De hairing hide without polluting
De hairing hide without polluting
A biodegradable enzyme that can replace two conventional agents now used to de-hair animal skins for leather manufacture has been produced by the Madras-based Central Leather Research Institute (CLRI). Christened Clarizyme, the enzyme is extracted from a fungus, Aspergillus sp. It has several advantages over the conventional agents, calcium oxide (lime) and sodium sulphide. The most important, of course, is that the enzyme is non-polluting.
Clarizyme dissolves the protein at the base of the hair root that holds it in the skin, so that the hair drops off. Lime and sodium sulphide, on the other hand, act only on the surface of the hide. Broken hairs then decay in the waste water from tanneries and increase its pollution potential.
To isolate Clarizyme, CLRI used the solid substrate fermentation method that allows extractions in high concentrations. It extracted the enzyme by fermenting the fungus grown on moistened wheat bran.
"This method," explained Malathi Srinivas of CLRI's department of biotechnology, "was very popular before the Second World War, but was later sidelined by the liquid fermentation method." Srinivas said the technology is easy to replicate and the raw material used is cheap. The shelf life of the enzyme under room temperature is around two months, she added.

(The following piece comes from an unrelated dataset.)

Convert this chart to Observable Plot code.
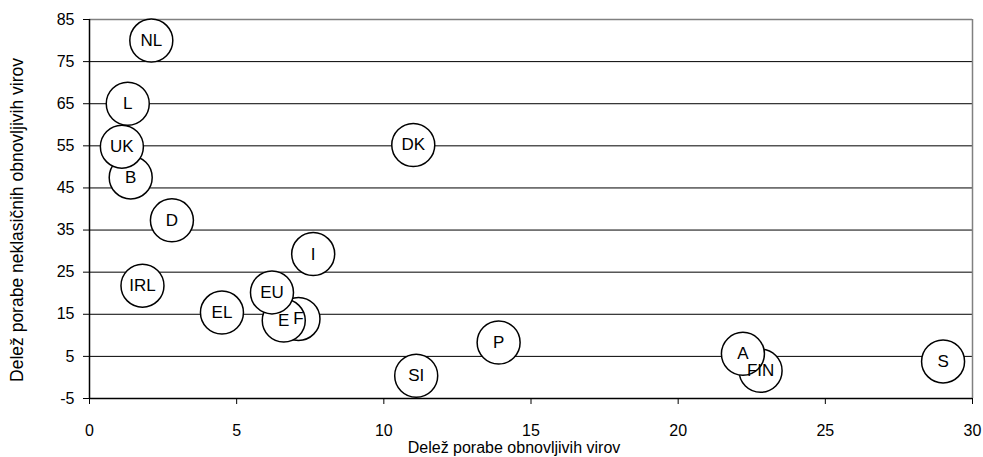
<!DOCTYPE html>
<html>
<head>
<meta charset="utf-8">
<script src="https://cdn.jsdelivr.net/npm/d3@7"></script>
<script src="https://cdn.jsdelivr.net/npm/@observablehq/plot@0.6"></script>
<style>
  html, body { margin: 0; padding: 0; background: #fff; }
  #chart svg { display: block; }
  #chart svg g[aria-label="x-axis tick label"],
  #chart svg g[aria-label="y-axis tick label"] { font-size: 16px !important; }
</style>
</head>
<body>
<div id="chart"></div>
<script>
// Drawing order matters (later circles lie on top)
const countries = ["NL", "D", "IRL", "EL", "I", "DK", "SI", "P", "S", "F", "E", "EU", "FIN", "A", "B", "L", "UK"];
const renewableShare = [2.1, 2.8, 1.8, 4.5, 7.6, 11.0, 11.1, 13.9, 29.0, 7.1, 6.6, 6.2, 22.8, 22.2, 1.4, 1.3, 1.1];
const nonClassicShare = [80, 37.3, 21.8, 15.4, 29.3, 55.2, 0.4, 8.3, 3.8, 13.9, 13.5, 20.2, 1.6, 5.6, 47.5, 65, 54.8];
const xTicks = [0, 5, 10, 15, 20, 25, 30];
const yTicks = [-5, 5, 15, 25, 35, 45, 55, 65, 75, 85];
const xTitle = "Delež porabe obnovljivih virov";
const yTitle = "Delež porabe neklasičnih obnovljivih virov";

const data = countries.map((c, i) => ({c, x: renewableShare[i], y: nonClassicShare[i]}));

const chart = Plot.plot({
  width: 983,
  height: 457,
  marginLeft: 89,
  marginRight: 11,
  marginTop: 19,
  marginBottom: 59,
  style: {fontFamily: "'Liberation Sans', Arial, sans-serif", fontSize: "16px", color: "#000", background: "#fff"},
  x: {domain: [0, 30]},
  y: {domain: [-5, 85]},
  marks: [
    Plot.ruleY(yTicks.slice(1, -1), {stroke: "#000", strokeWidth: 1}),
    Plot.ruleY([85], {stroke: "#808080", strokeWidth: 1.5}),
    Plot.ruleX([30], {stroke: "#808080", strokeWidth: 1.5}),
    Plot.axisX({ticks: xTicks, tickSize: 6, tickPadding: 20, tickFormat: d => String(d), fontSize: 16, stroke: "#000", strokeOpacity: 1, label: null}),
    Plot.axisY({ticks: yTicks, tickSize: 6, tickPadding: 9, tickFormat: d => String(d), fontSize: 16, stroke: "#000", strokeOpacity: 1, label: null}),
    Plot.text([xTitle], {frameAnchor: "bottom", text: d => d, textAnchor: "middle", lineAnchor: "middle", dy: 49, dx: -17, fontSize: 16, fill: "#000"}),
    Plot.text([yTitle], {frameAnchor: "left", text: d => d, rotate: -90, textAnchor: "middle", lineAnchor: "middle", dx: -72, dy: 11, fontSize: 17.5, fill: "#000"}),
    Plot.ruleY([-5], {stroke: "#000", strokeWidth: 1.5}),
    Plot.ruleX([0], {stroke: "#000", strokeWidth: 1.5}),
    Plot.dot(data, {x: "x", y: "y", r: 21.5, fill: "#fff", stroke: "#000", strokeWidth: 1.5}),
    Plot.text(data, {x: "x", y: "y", text: "c", fontSize: 17, fill: "#000"})
  ]
});
document.getElementById("chart").appendChild(chart);
</script>
</body>
</html>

The enzyme was tested at the test tannery on the CLRI campus and also at commercial tanneries in Dindigul and Vaniyambadi. The enzyme proved to be both effective and environmentally sound, but its cost was high, compared to that of the conventional de-hairing agents, especially as small tanners don't take pollution control costs into account.
CLRI is now trying to reduce costs so that entrepreneurs can take it up for commercial production.